Imagine finding hidden microphones inside your apartment. Now imagine discovering that the people who planted them are your own government colleagues.
That's the reality for the head of a major detective unit within the National Anti-Corruption Bureau of Ukraine (NABU). On June 19, 2026, NABU officially announced a criminal investigation into illegal surveillance after discovering hidden wiretapping equipment in the senior investigator's home. The twist? They didn't point fingers at foreign operatives. They explicitly accused an active officer from the Security Service of Ukraine (SBU), the nation's domestic intelligence agency.
This isn't just a localized turf war or a standard institutional disagreement. It's a direct collision between Ukraine's powerful legacy security apparatus and the independent agencies built to clean up state corruption. With the country fighting a hot war against Russia while simultaneously trying to prove its governance is clean enough for European Union membership, internal espionage like this couldn't happen at a worse time.
The Secret Entry From the Floor Above
The details of how the listening devices got there read like a cheap spy novel. According to NABU investigators, the operation relied on an old-school blend of trickery and intimidation targeting the detective's upstairs neighbor.
A group of men knocked on the neighbor's door and identified themselves as law enforcement. They demanded access to his apartment, telling him a wild story. They claimed a dangerous Russian spy was living directly below him. The neighbor, likely wanting to help national security, let them in. Once inside, they used the apartment floor to install surveillance gear pointing downward into the detective's residence.
NABU detectives tracking the setup didn't take long to identify one of the masterminds behind the operation. He turned out to be a current, active-duty SBU officer. The bureau immediately launched a pre-trial criminal investigation under Article 182 of Ukraine's Criminal Code, which covers severe violations of personal privacy.
Tracking the Cases Behind the Surveillance
Why would a domestic intelligence officer burn operational resources to bug a fellow Ukrainian law enforcement official? You have to look at what that specific detective was actively investigating.
The targeted chief handles some of the most sensitive, high-profile corruption cases in the country. NABU public statements specifically noted that this unit is digging into massive fraud within the state customs sector, financial abuses at state-owned enterprises, and illegal activities by representatives of other law enforcement agencies. Specifically, this investigator’s team has been deeply involved in the "Midas" operation, an ongoing probe into a massive corruption network that allegedly siphoned nearly 100 million dollars out of Energoatom, Ukraine's state-run nuclear energy giant.
When an investigator starts digging into hundred-million-dollar energy schemes and corrupt networks within legacy law enforcement, they make incredibly powerful enemies. Bugging their home isn't about state security. It's about finding leverage, discovering what the investigator knows, or finding something personal to use as blackmail to kill the probe.
Why Internal Friction Threatens the EU Path
This public blowup exposes a deep, structural vulnerability that Ukraine has been trying to fix for a decade. Legacy institutions like the SBU have historically enjoyed immense, unchecked power.

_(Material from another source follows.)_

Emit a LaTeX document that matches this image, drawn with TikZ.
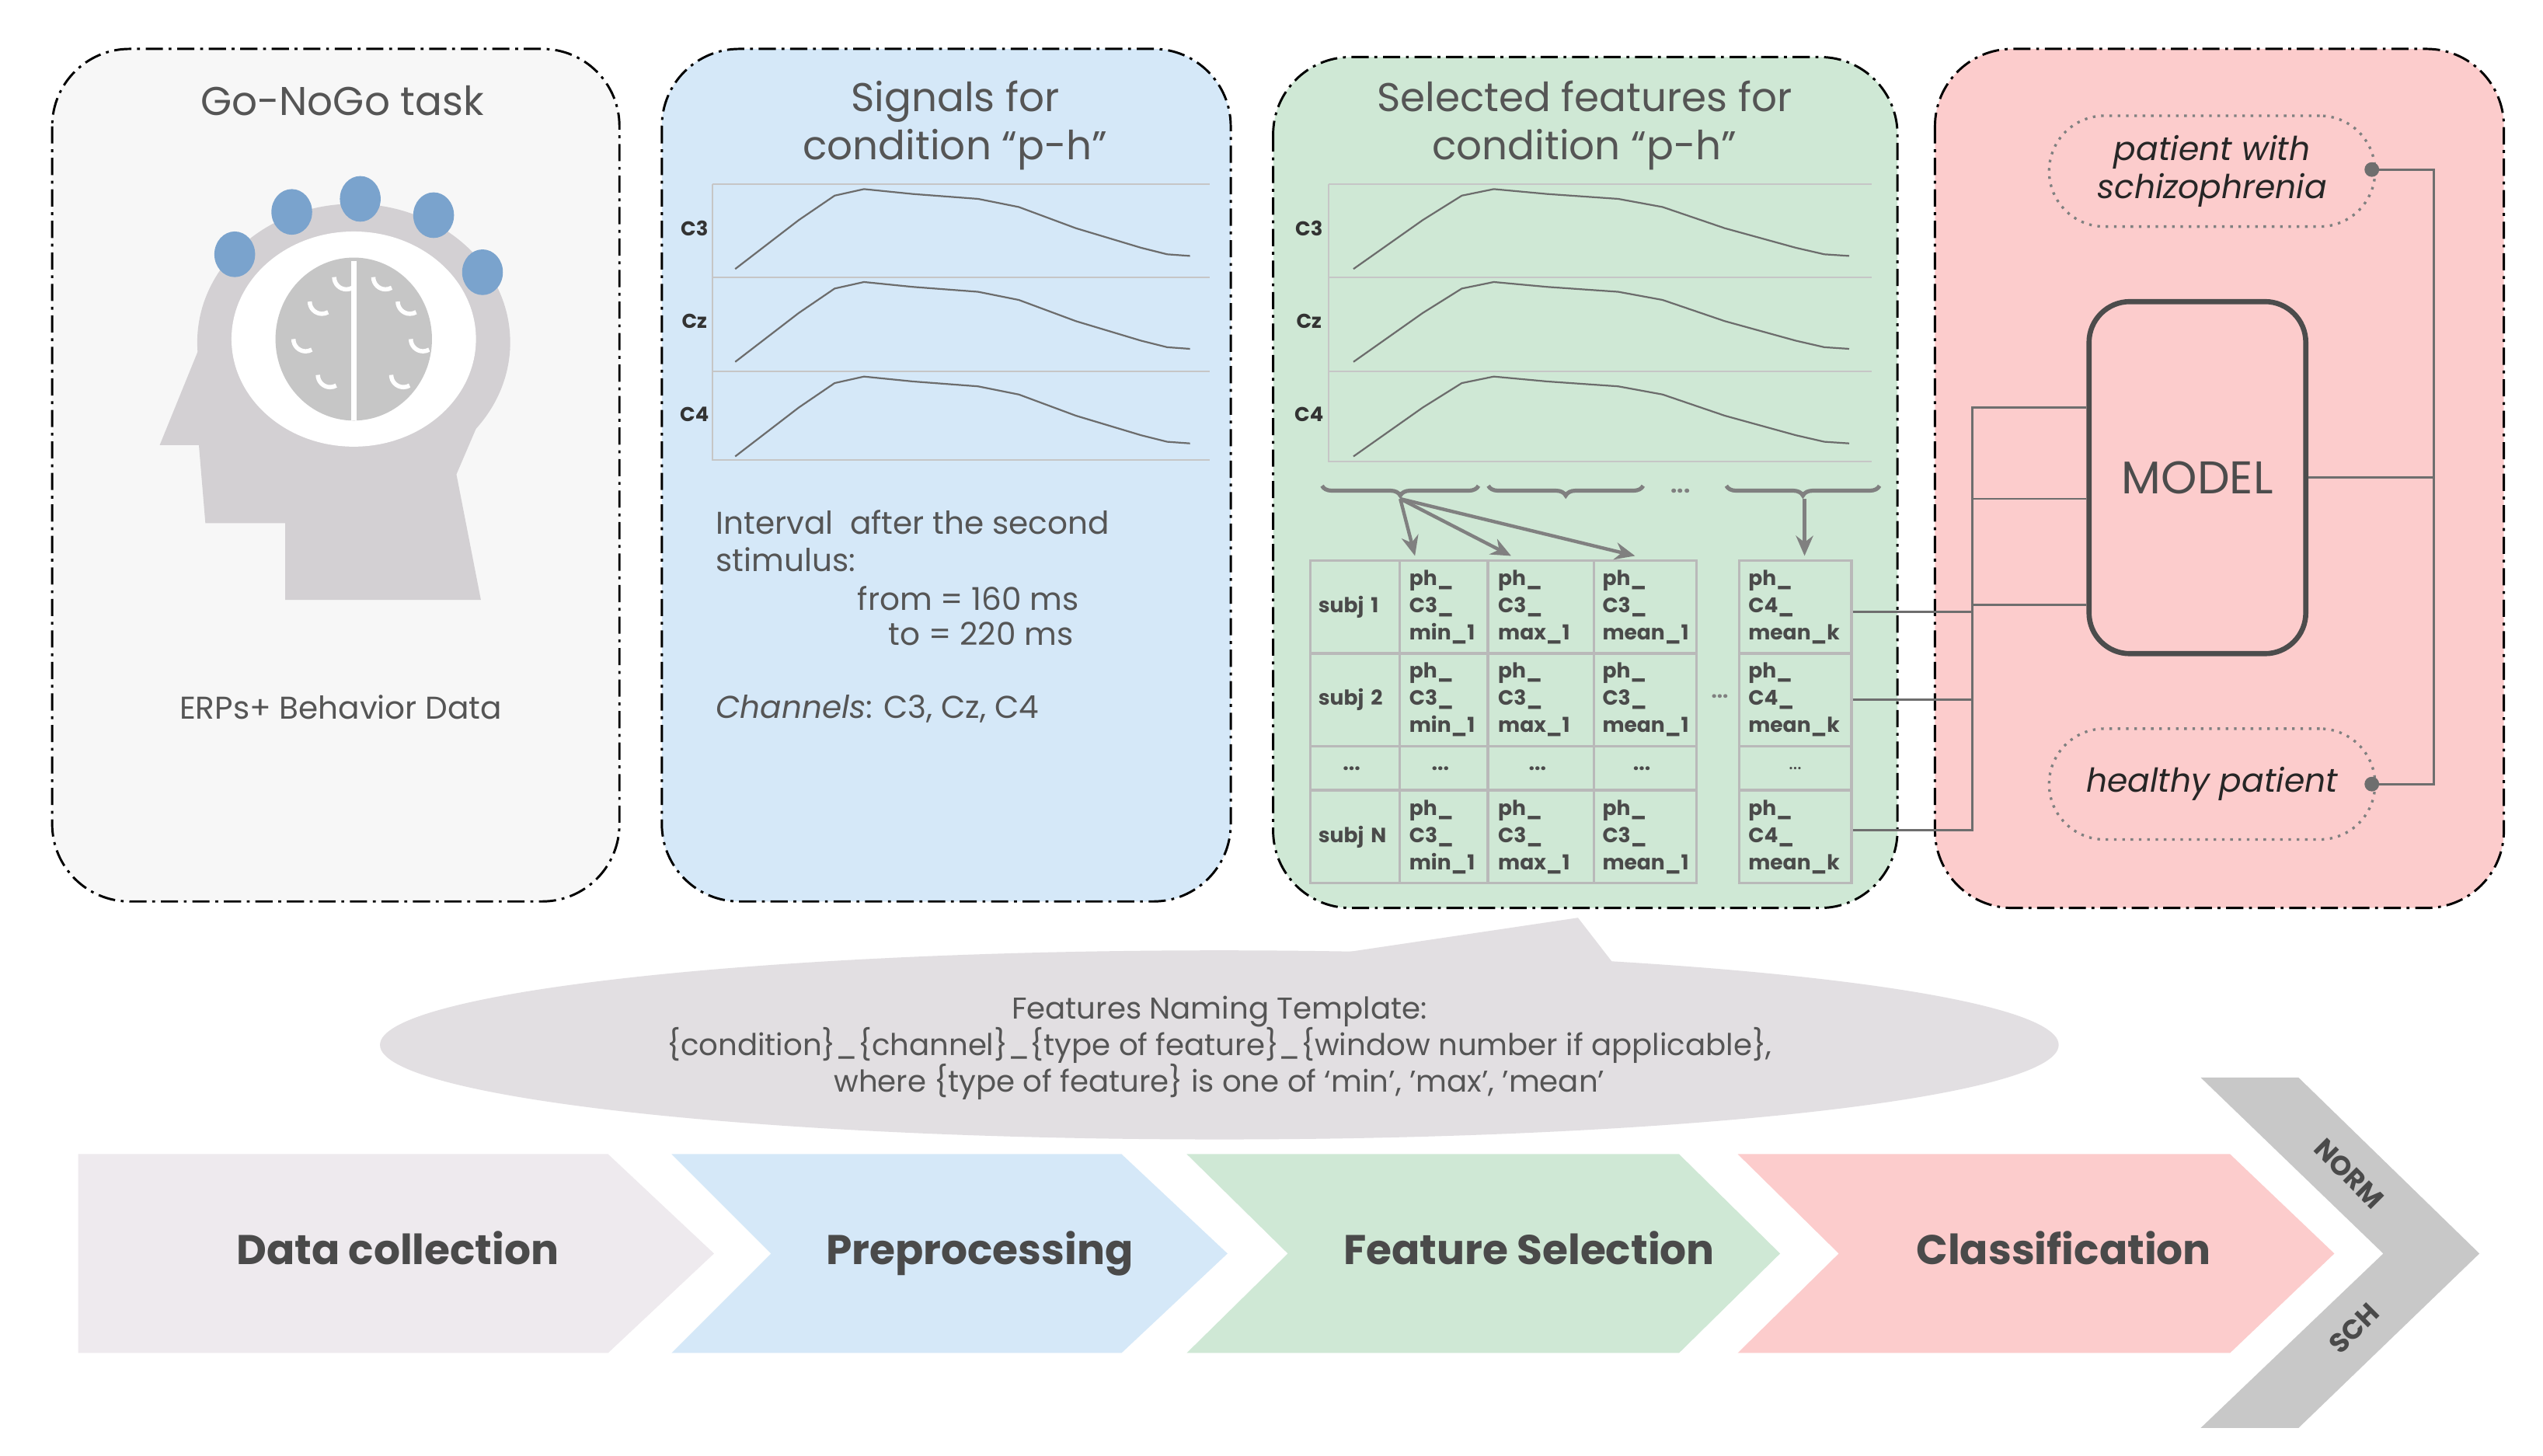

NABU was built from scratch after the 2014 revolution precisely because agencies like the SBU were viewed as too compromised to investigate deep state corruption effectively.
The timing of this scandal is a massive headache for Kyiv. On June 15, 2026, just days before the bugging device was uncovered, Ukraine officially advanced to the next formal stage of its EU accession process. This step opened up a strict, heavily monitored to-do list centered entirely around democracy, judicial independence, and the rule of law.
Western allies and international donors have made it clear that billions in financial and military aid are tied to institutional transparency. If Ukraine's primary anti-corruption detectives cannot even trust that their own homes are free from state-sponsored wiretapping, the narrative of a reforming nation becomes a much harder sell in Brussels and Washington. It signals to the world that the old-guard systems are still actively fighting back against accountability.
What Needs to Happen Next
The current situation can't be swept under the rug as a simple misunderstanding between agencies. For NABU to maintain its credibility and protect its ongoing cases, several concrete steps have to occur immediately.
First, the Prosecutor General’s Office must ensure that the pre-trial investigation into the SBU officer remains completely transparent and insulated from political pressure. Second, the SBU leadership needs to openly cooperate, suspend the implicated personnel, and clarify whether this was a rogue operation or a sanctioned action from higher up. Finally, civil oversight councils and independent journalists must keep public pressure on the case to guarantee it doesn't get buried under the guise of wartime secrecy. True national security requires fighting the war at the front lines while protecting the rule of law at home.